Chroma's research framework provides a powerful toolset for evaluating and optimizing RAG systems through careful analysis of chunking and embedding strategies. Through our experiments, we've uncovered several key insights:

1. **Chunking Strategy Impact**: Our evaluation demonstrated how different chunking approaches can dramatically affect retrieval performance. Smaller chunks (5 sentences) consistently showed higher precision but at the cost of potentially fragmenting related content, while larger chunks (15-20 sentences) achieved better recall but with more noise.

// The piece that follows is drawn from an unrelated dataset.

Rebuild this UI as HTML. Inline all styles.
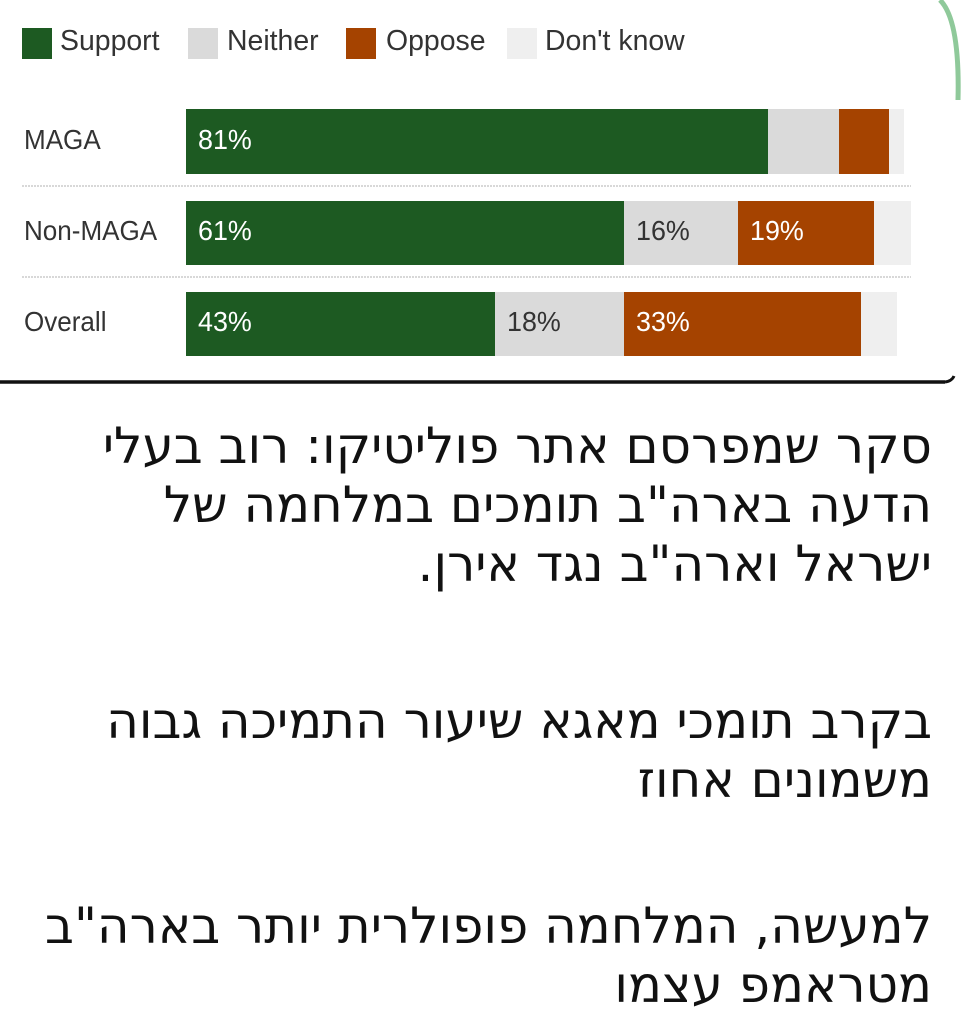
<!DOCTYPE html>
<html><head><meta charset="utf-8"><style>
body{margin:0;width:963px;height:1027px;background:#fff;position:relative;overflow:hidden;font-family:"Liberation Sans",sans-serif}
.a{position:absolute}
.lg{font-size:29px;color:#333;top:25px;transform:scaleX(0.98);transform-origin:left top;white-space:nowrap}
.sq{position:absolute;top:28px;width:30px;height:31px}
.lab{font-size:28px;color:#333;transform:scaleX(0.93);transform-origin:left center;white-space:nowrap}
.pc{font-size:28px;color:#fff;transform:scaleX(0.96);transform-origin:left center}
.pd{font-size:28px;color:#333;transform:scaleX(0.96);transform-origin:left center}
.he{position:absolute;right:31px;font-family:"DejaVu Sans","Liberation Sans",sans-serif;font-size:50px;color:#111;direction:rtl;white-space:nowrap;line-height:1}
</style></head><body>
<svg class="a" style="left:0;top:0" width="963" height="400">
<path d="M940 0 Q960 20 958 100" stroke="#8fc99a" stroke-width="5" fill="none"/>
<line x1="0" y1="382" x2="945" y2="382" stroke="#111" stroke-width="3.5"/>
<path d="M945 382 Q952 381 954 376" stroke="#111" stroke-width="3" fill="none"/>
<line x1="22" y1="186" x2="911" y2="186" stroke="#ccc" stroke-width="1.5" stroke-dasharray="2,1"/>
<line x1="22" y1="277" x2="911" y2="277" stroke="#ccc" stroke-width="1.5" stroke-dasharray="2,1"/>
<rect x="186" y="109" width="582" height="65" fill="#1d5a22"/>
<rect x="768" y="109" width="71" height="65" fill="#dadada"/>
<rect x="839" y="109" width="50" height="65" fill="#a54300"/>
<rect x="889" y="109" width="15" height="65" fill="#efefef"/>
<rect x="186" y="201" width="438" height="64" fill="#1d5a22"/>
<rect x="624" y="201" width="114" height="64" fill="#dadada"/>
<rect x="738" y="201" width="136" height="64" fill="#a54300"/>
<rect x="874" y="201" width="37" height="64" fill="#efefef"/>
<rect x="186" y="292" width="309" height="64" fill="#1d5a22"/>
<rect x="495" y="292" width="129" height="64" fill="#dadada"/>
<rect x="624" y="292" width="237" height="64" fill="#a54300"/>
<rect x="861" y="292" width="36" height="64" fill="#efefef"/>
</svg>
<div class="sq" style="left:22px;background:#1d5a22"></div><div class="a lg" style="left:60px">Support</div>
<div class="sq" style="left:188px;background:#dadada"></div><div class="a lg" style="left:227px">Neither</div>
<div class="sq" style="left:346px;background:#a54300"></div><div class="a lg" style="left:386px">Oppose</div>
<div class="sq" style="left:507px;background:#efefef"></div><div class="a lg" style="left:545px">Don't know</div>
<div class="a lab" style="left:24px;top:124px">MAGA</div>
<div class="a lab" style="left:24px;top:215px">Non-MAGA</div>
<div class="a lab" style="left:24px;top:306px">Overall</div>
<div class="a pc" style="left:198px;top:124px">81%</div>
<div class="a pc" style="left:198px;top:215px">61%</div>
<div class="a pd" style="left:636px;top:215px">16%</div>
<div class="a pc" style="left:750px;top:215px">19%</div>
<div class="a pc" style="left:198px;top:306px">43%</div>
<div class="a pd" style="left:507px;top:306px">18%</div>
<div class="a pc" style="left:636px;top:306px">33%</div>
<div class="he" style="top:421px">סקר שמפרסם אתר פוליטיקו: רוב בעלי</div>
<div class="he" style="top:480px">הדעה בארה"ב תומכים במלחמה של</div>
<div class="he" style="top:539px">ישראל וארה"ב נגד אירן.</div>
<div class="he" style="top:696px">בקרב תומכי מאגא שיעור התמיכה גבוה</div>
<div class="he" style="top:755px">משמונים אחוז</div>
<div class="he" style="top:901px">למעשה, המלחמה פופולרית יותר בארה"ב</div>
<div class="he" style="top:960px">מטראמפ עצמו</div>
</body></html>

2. **Embedding Model Comparison**: The experiments clearly showed the performance gap between state-of-the-art models (OpenAI's text-embedding-3-large) and lighter-weight alternatives (SentenceTransformer). This helps quantify the tradeoff between cost/speed and performance when choosing embedding models.

3. **Domain Adaptation**: The synthetic dataset generation pipeline revealed how general-purpose chunking strategies might need adjustment for specific document types. The financial documentation from NVIDIA's 10-K showed different optimal chunking parameters compared to the general evaluation corpus, highlighting the importance of domain-specific tuning.

4. **Metric Tradeoffs**: Throughout our evaluation, we observed the fundamental tension between precision and recall, with IoU providing a balanced perspective on overall performance. These metrics help guide practical decisions about chunk size and strategy based on specific use case requirements.

This framework provides a systematic approach to developing and testing RAG systems, allowing practitioners to make data-driven decisions about their text processing pipeline. Future work might explore additional chunking strategies optimized for specific document types, or investigate how different preprocessing steps could improve retrieval performance.